--- Your objective ---
Begin at the first line below and copy each line exactly, ending with the line where "-- ($(hb)+(#4,0)$) -- ($(hb)+(#3,0)$)" appears.

--- Source material ---
╭──
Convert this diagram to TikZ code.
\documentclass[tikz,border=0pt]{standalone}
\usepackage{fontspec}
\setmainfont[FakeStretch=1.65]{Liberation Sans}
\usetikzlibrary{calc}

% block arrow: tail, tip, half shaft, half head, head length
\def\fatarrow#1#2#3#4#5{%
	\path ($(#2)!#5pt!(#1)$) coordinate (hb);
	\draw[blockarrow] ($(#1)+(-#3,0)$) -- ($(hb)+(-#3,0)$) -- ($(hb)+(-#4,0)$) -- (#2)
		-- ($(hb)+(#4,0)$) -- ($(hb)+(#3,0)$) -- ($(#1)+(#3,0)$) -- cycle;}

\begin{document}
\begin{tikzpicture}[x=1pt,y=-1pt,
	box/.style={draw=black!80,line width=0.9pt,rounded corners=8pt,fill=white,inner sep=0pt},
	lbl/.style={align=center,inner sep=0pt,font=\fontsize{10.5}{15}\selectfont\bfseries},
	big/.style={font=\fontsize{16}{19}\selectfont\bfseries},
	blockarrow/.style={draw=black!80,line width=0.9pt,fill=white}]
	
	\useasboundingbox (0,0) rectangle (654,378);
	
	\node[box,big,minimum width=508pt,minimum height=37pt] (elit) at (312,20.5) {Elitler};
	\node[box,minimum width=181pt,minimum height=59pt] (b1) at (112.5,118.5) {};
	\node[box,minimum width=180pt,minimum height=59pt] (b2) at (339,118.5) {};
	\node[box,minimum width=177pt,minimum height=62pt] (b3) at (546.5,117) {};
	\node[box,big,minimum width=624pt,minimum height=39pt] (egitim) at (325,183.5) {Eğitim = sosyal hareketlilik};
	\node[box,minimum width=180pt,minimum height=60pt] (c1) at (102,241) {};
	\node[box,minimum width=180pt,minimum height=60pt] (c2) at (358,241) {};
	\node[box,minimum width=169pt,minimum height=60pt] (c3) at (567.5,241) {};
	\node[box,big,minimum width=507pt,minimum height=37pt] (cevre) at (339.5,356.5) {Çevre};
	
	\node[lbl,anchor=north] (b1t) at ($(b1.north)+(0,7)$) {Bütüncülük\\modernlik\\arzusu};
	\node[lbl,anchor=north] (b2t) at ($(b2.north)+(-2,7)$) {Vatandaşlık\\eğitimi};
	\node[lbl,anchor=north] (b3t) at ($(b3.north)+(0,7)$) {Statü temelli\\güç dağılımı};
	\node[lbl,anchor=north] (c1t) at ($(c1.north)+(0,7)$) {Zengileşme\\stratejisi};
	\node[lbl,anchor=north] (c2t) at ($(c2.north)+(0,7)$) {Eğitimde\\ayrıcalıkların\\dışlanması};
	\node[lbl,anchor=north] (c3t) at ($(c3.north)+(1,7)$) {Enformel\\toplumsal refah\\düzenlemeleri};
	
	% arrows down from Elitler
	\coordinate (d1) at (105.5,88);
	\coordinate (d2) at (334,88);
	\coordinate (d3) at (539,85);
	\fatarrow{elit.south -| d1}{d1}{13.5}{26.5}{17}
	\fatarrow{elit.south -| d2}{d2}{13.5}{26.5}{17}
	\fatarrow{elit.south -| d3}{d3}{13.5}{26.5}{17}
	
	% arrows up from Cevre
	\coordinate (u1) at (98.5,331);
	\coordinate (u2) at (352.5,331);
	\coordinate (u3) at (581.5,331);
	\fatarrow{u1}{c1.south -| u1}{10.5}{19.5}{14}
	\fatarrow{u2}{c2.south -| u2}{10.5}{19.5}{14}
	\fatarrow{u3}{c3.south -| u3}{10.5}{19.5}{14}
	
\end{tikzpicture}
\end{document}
╰──
--- Task answer ---
Convert this diagram to TikZ code.
\documentclass[tikz,border=0pt]{standalone}
\usepackage{fontspec}
\setmainfont[FakeStretch=1.65]{Liberation Sans}
\usetikzlibrary{calc}

% block arrow: tail, tip, half shaft, half head, head length
\def\fatarrow#1#2#3#4#5{%
	\path ($(#2)!#5pt!(#1)$) coordinate (hb);
	\draw[blockarrow] ($(#1)+(-#3,0)$) -- ($(hb)+(-#3,0)$) -- ($(hb)+(-#4,0)$) -- (#2)
		-- ($(hb)+(#4,0)$) -- ($(hb)+(#3,0)$) -- ($(#1)+(#3,0)$) -- cycle;}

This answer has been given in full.